How and why this happens?
It’s totally natural for a toddler to be jealous when new baby arrives. If you just became mother again and you have an older child, you will understand it completely. Your toddler is used to be an only child in the family and to have exclusive relationship with you. Now, he/she must deal with some baby which came suddenly into his life. Older child doesn’t understand his own feelings and it’s hard for him/her to deal with his jealousy. He/she will probably show disobedience or even regression.
Most common behaviour of toddlers in these situations:
- Refusing to walk
- Trying to sit on his brother’s/sister’s seat
- Asking for a bottle (even if he/she hasn’t used it for a while)
- Stop using the potty
- Jumping on to the sofa when you’re breastfeeding
- Suckling his thumb again
- Pinching or poking his/her new sibling
How to handle it?
1.Prepare your toddler for a new arrival – explain to your child that you have a baby in your belly and that he/she will soon get a sibling. Tell him/her that his dad will take care of him in the beginning of baby’s life. Make sure that he/she understands that your feelings for him/her will not change when the new baby arrives. Let your toddler get involved in the preparations. Explain what will happen once you go into labour.
2.Involve your toddler in baby’s life – there are a lot of things that your child could do for his/her new sibling. He/she can help you when you are bathing or feeding the baby. For example, he can sing a song to the baby when he or she is crying. Don’t ask of your child to be a “big kid” or a „little parent“. He/she still needs to feel that he/she is a child and that he/she can rely on you. Ask your child for advice so he/she can feel like an important figure to you.
3.Spend time with your older child – although you are spending a lot of time taking care of a new baby, take some time for your toddler too. Older child is missing your love and attention and it will mean a lot to him/her. Try to keep the child’s routine the same as it were before the baby arrived.
4.Don’t compare your children – try not to tell: „Why can’t you be more like your brother“. You should, instead, point out each child’s strengths. You can say to your child what is he good at and in which activity is his/her sibling good. If you compare them in a negative manner you will only decrease his/her self-confidence.
5.Don’t put baby in the centre of everything – try not to always refer everything to baby. Instead of saying „I will help you after I finish with the baby“, say: „I will help you as soon as I can“. Don’t make your child feels neglected because of the baby.

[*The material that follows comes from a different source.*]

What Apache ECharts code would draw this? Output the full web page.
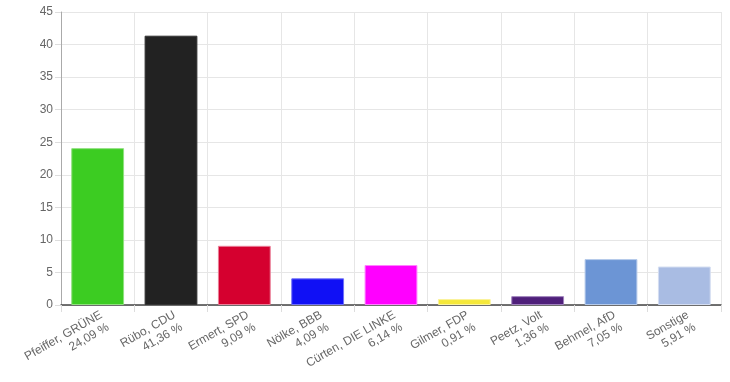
<!DOCTYPE html>
<html>
<head>
<meta charset="utf-8">
<script src="https://cdn.jsdelivr.net/npm/echarts@6/dist/echarts.min.js"></script>
<style>html,body{margin:0;padding:0;background:#fff}#c{width:730px;height:382px}</style>
</head>
<body>
<div id="c"></div>
<script>
const candidates = ["Pfeiffer, GRÜNE", "Rübo, CDU", "Ermert, SPD", "Nölke, BBB", "Cürten, DIE LINKE", "Gilmer, FDP", "Peetz, Volt", "Behmel, AfD", "Sonstige"];
const percentLabels = ["24,09 %", "41,36 %", "9,09 %", "4,09 %", "6,14 %", "0,91 %", "1,36 %", "7,05 %", "5,91 %"];
const values = [24.09, 41.36, 9.09, 4.09, 6.14, 0.91, 1.36, 7.05, 5.91];
const colors = ["#3ccc22", "#222222", "#d5002f", "#1010f5", "#ff00ff", "#f5e83a", "#4f1f7a", "#6c95d5", "#a9bce3"];
const borders = ["#8fe07e", "#333333", "#ea7f98", "#7070f8", "#ff80ff", "#faf39c", "#9f80bc", "#b5caea", "#d4ddf1"];

const chart = echarts.init(document.getElementById('c'), null, {renderer: 'canvas'});
chart.setOption({
  animation: false,
  grid: {left: 61, right: 9, top: 12, bottom: 77, containLabel: false, outerBoundsMode: 'none'},
  xAxis: {
    type: 'category',
    data: candidates.map((c, i) => c + '\n' + percentLabels[i]),
    boundaryGap: true,
    axisLine: {lineStyle: {color: '#444', width: 1.5}},
    axisTick: {show: true, length: 7, lineStyle: {color: '#ddd'}},
    splitLine: {show: true, lineStyle: {color: '#e6e6e6'}},
    axisLabel: {interval: 0, rotate: 30, color: '#666', fontSize: 12, fontFamily: 'Liberation Sans, Arial, sans-serif', margin: 3, lineHeight: 14, verticalAlign: 'top'}
  },
  yAxis: {
    type: 'value', min: 0, max: 45, interval: 5,
    axisLine: {show: true, lineStyle: {color: '#aaa'}},
    axisTick: {show: true, length: 6, lineStyle: {color: '#ddd'}},
    splitLine: {show: true, lineStyle: {color: '#e6e6e6'}},
    axisLabel: {color: '#666', fontSize: 12, fontFamily: 'Liberation Sans, Arial, sans-serif', margin: 8}
  },
  series: [{
    type: 'bar',
    barCategoryGap: '28%',
    data: values.map((v, i) => ({value: v, itemStyle: {color: colors[i], borderColor: borders[i], borderWidth: 1}}))
  }]
});
</script>
</body>
</html>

6.Expect all kind of different emotions from your kid – you can expect aggression, grief or sadness. Try to understand his/her feelings, talk to your child and express your love and compassion.
New-born coming can be really stressful and challenging for moms. It’s important to prepare your toddler for new baby. He/she is not going to be jealous if he is feeling that he/she is involved in the baby’s life. Happymamma suggestions are to always speak with your child about his/her emotions and to spend some time just with your toddler.